● TASK DETAILS
Write out the listing below exactly, and omit any images you find in it.

begin

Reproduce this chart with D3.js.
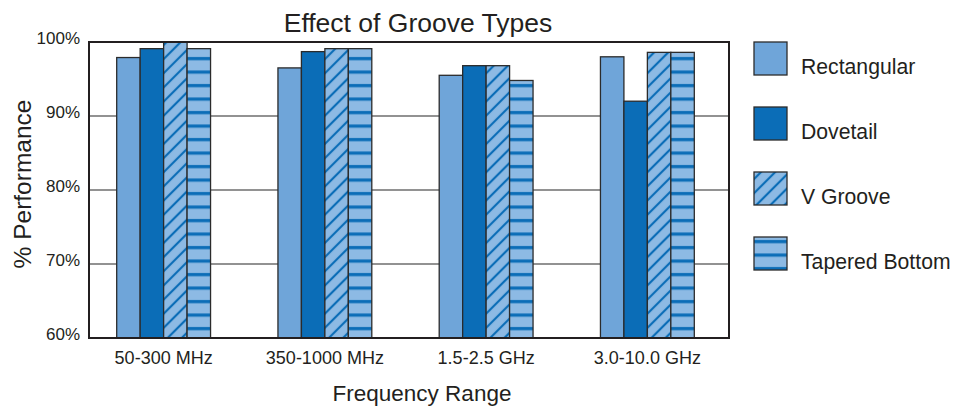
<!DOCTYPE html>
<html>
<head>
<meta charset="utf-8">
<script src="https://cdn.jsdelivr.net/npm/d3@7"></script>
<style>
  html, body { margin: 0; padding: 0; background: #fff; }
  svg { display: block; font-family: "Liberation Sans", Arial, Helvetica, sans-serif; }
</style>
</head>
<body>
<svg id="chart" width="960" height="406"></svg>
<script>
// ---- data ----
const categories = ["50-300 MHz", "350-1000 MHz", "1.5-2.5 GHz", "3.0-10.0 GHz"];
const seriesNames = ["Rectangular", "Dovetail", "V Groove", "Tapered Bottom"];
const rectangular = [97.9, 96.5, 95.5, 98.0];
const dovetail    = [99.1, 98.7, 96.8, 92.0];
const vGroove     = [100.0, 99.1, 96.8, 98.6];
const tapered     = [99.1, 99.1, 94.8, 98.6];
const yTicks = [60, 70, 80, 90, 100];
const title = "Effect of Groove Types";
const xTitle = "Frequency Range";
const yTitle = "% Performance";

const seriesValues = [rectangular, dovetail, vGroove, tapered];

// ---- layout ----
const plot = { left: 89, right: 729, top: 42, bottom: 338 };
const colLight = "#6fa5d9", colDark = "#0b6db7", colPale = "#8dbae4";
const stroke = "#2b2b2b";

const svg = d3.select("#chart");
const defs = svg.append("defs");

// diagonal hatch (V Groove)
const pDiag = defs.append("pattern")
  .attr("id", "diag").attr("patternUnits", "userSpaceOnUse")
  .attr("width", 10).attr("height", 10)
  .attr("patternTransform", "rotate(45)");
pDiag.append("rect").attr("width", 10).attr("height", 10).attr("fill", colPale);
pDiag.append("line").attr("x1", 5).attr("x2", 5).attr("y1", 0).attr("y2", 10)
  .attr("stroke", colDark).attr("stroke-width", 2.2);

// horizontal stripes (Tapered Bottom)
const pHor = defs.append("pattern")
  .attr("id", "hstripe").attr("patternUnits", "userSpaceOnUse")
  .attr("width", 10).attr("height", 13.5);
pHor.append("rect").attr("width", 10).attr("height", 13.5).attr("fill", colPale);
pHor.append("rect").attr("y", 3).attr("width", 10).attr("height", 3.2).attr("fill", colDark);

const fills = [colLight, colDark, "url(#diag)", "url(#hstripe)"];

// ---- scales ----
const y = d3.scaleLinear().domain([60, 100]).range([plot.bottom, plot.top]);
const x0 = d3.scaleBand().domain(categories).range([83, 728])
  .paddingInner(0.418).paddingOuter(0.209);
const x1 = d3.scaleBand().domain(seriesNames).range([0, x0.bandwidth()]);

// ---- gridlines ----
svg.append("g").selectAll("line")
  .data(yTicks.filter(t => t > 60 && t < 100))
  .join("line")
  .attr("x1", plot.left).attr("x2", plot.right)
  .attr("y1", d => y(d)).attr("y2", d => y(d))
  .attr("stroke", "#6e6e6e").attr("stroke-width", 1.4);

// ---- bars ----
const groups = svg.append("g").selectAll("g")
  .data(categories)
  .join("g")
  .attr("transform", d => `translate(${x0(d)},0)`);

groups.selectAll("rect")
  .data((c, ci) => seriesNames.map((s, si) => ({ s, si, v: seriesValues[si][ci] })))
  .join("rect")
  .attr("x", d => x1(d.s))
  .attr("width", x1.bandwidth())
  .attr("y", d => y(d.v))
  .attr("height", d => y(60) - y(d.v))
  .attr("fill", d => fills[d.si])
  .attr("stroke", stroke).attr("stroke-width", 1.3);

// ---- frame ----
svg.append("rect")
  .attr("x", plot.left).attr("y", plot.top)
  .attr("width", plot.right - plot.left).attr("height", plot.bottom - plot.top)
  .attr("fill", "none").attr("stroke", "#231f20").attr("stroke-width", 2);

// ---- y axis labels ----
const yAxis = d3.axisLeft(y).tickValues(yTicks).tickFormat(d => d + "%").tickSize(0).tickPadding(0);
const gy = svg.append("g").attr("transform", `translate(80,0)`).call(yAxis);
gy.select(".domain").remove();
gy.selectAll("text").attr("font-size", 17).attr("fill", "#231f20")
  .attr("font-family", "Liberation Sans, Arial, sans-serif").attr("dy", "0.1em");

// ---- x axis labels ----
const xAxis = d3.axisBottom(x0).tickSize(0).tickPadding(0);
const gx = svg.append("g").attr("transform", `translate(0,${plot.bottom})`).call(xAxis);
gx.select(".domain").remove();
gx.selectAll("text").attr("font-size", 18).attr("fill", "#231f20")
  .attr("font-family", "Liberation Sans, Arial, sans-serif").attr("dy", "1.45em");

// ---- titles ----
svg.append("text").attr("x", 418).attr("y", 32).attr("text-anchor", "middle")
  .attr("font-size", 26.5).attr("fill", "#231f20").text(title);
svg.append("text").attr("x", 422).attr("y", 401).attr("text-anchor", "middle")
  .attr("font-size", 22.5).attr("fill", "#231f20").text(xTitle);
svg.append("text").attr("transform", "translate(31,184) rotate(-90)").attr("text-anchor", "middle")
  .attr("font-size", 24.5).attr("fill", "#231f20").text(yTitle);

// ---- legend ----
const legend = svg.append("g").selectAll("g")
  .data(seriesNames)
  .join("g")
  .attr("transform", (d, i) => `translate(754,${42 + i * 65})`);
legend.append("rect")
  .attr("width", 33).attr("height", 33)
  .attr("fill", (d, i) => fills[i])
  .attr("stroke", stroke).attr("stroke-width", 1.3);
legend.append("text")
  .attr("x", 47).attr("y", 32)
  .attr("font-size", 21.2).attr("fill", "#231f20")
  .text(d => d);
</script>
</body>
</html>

end

● RESPONSE BELOW
Reproduce this chart with D3.js.
<!DOCTYPE html>
<html>
<head>
<meta charset="utf-8">
<script src="https://cdn.jsdelivr.net/npm/d3@7"></script>
<style>
  html, body { margin: 0; padding: 0; background: #fff; }
  svg { display: block; font-family: "Liberation Sans", Arial, Helvetica, sans-serif; }
</style>
</head>
<body>
<svg id="chart" width="960" height="406"></svg>
<script>
// ---- data ----
const categories = ["50-300 MHz", "350-1000 MHz", "1.5-2.5 GHz", "3.0-10.0 GHz"];
const seriesNames = ["Rectangular", "Dovetail", "V Groove", "Tapered Bottom"];
const rectangular = [97.9, 96.5, 95.5, 98.0];
const dovetail    = [99.1, 98.7, 96.8, 92.0];
const vGroove     = [100.0, 99.1, 96.8, 98.6];
const tapered     = [99.1, 99.1, 94.8, 98.6];
const yTicks = [60, 70, 80, 90, 100];
const title = "Effect of Groove Types";
const xTitle = "Frequency Range";
const yTitle = "% Performance";

const seriesValues = [rectangular, dovetail, vGroove, tapered];

// ---- layout ----
const plot = { left: 89, right: 729, top: 42, bottom: 338 };
const colLight = "#6fa5d9", colDark = "#0b6db7", colPale = "#8dbae4";
const stroke = "#2b2b2b";

const svg = d3.select("#chart");
const defs = svg.append("defs");

// diagonal hatch (V Groove)
const pDiag = defs.append("pattern")
  .attr("id", "diag").attr("patternUnits", "userSpaceOnUse")
  .attr("width", 10).attr("height", 10)
  .attr("patternTransform", "rotate(45)");
pDiag.append("rect").attr("width", 10).attr("height", 10).attr("fill", colPale);
pDiag.append("line").attr("x1", 5).attr("x2", 5).attr("y1", 0).attr("y2", 10)
  .attr("stroke", colDark).attr("stroke-width", 2.2);

// horizontal stripes (Tapered Bottom)
const pHor = defs.append("pattern")
  .attr("id", "hstripe").attr("patternUnits", "userSpaceOnUse")
  .attr("width", 10).attr("height", 13.5);
pHor.append("rect").attr("width", 10).attr("height", 13.5).attr("fill", colPale);
pHor.append("rect").attr("y", 3).attr("width", 10).attr("height", 3.2).attr("fill", colDark);

const fills = [colLight, colDark, "url(#diag)", "url(#hstripe)"];

// ---- scales ----
const y = d3.scaleLinear().domain([60, 100]).range([plot.bottom, plot.top]);
const x0 = d3.scaleBand().domain(categories).range([83, 728])
  .paddingInner(0.418).paddingOuter(0.209);
const x1 = d3.scaleBand().domain(seriesNames).range([0, x0.bandwidth()]);

// ---- gridlines ----
svg.append("g").selectAll("line")
  .data(yTicks.filter(t => t > 60 && t < 100))
  .join("line")
  .attr("x1", plot.left).attr("x2", plot.right)
  .attr("y1", d => y(d)).attr("y2", d => y(d))
  .attr("stroke", "#6e6e6e").attr("stroke-width", 1.4);

// ---- bars ----
const groups = svg.append("g").selectAll("g")
  .data(categories)
  .join("g")
  .attr("transform", d => `translate(${x0(d)},0)`);

groups.selectAll("rect")
  .data((c, ci) => seriesNames.map((s, si) => ({ s, si, v: seriesValues[si][ci] })))
  .join("rect")
  .attr("x", d => x1(d.s))
  .attr("width", x1.bandwidth())
  .attr("y", d => y(d.v))
  .attr("height", d => y(60) - y(d.v))
  .attr("fill", d => fills[d.si])
  .attr("stroke", stroke).attr("stroke-width", 1.3);

// ---- frame ----
svg.append("rect")
  .attr("x", plot.left).attr("y", plot.top)
  .attr("width", plot.right - plot.left).attr("height", plot.bottom - plot.top)
  .attr("fill", "none").attr("stroke", "#231f20").attr("stroke-width", 2);

// ---- y axis labels ----
const yAxis = d3.axisLeft(y).tickValues(yTicks).tickFormat(d => d + "%").tickSize(0).tickPadding(0);
const gy = svg.append("g").attr("transform", `translate(80,0)`).call(yAxis);
gy.select(".domain").remove();
gy.selectAll("text").attr("font-size", 17).attr("fill", "#231f20")
  .attr("font-family", "Liberation Sans, Arial, sans-serif").attr("dy", "0.1em");

// ---- x axis labels ----
const xAxis = d3.axisBottom(x0).tickSize(0).tickPadding(0);
const gx = svg.append("g").attr("transform", `translate(0,${plot.bottom})`).call(xAxis);
gx.select(".domain").remove();
gx.selectAll("text").attr("font-size", 18).attr("fill", "#231f20")
  .attr("font-family", "Liberation Sans, Arial, sans-serif").attr("dy", "1.45em");

// ---- titles ----
svg.append("text").attr("x", 418).attr("y", 32).attr("text-anchor", "middle")
  .attr("font-size", 26.5).attr("fill", "#231f20").text(title);
svg.append("text").attr("x", 422).attr("y", 401).attr("text-anchor", "middle")
  .attr("font-size", 22.5).attr("fill", "#231f20").text(xTitle);
svg.append("text").attr("transform", "translate(31,184) rotate(-90)").attr("text-anchor", "middle")
  .attr("font-size", 24.5).attr("fill", "#231f20").text(yTitle);

// ---- legend ----
const legend = svg.append("g").selectAll("g")
  .data(seriesNames)
  .join("g")
  .attr("transform", (d, i) => `translate(754,${42 + i * 65})`);
legend.append("rect")
  .attr("width", 33).attr("height", 33)
  .attr("fill", (d, i) => fills[i])
  .attr("stroke", stroke).attr("stroke-width", 1.3);
legend.append("text")
  .attr("x", 47).attr("y", 32)
  .attr("font-size", 21.2).attr("fill", "#231f20")
  .text(d => d);
</script>
</body>
</html>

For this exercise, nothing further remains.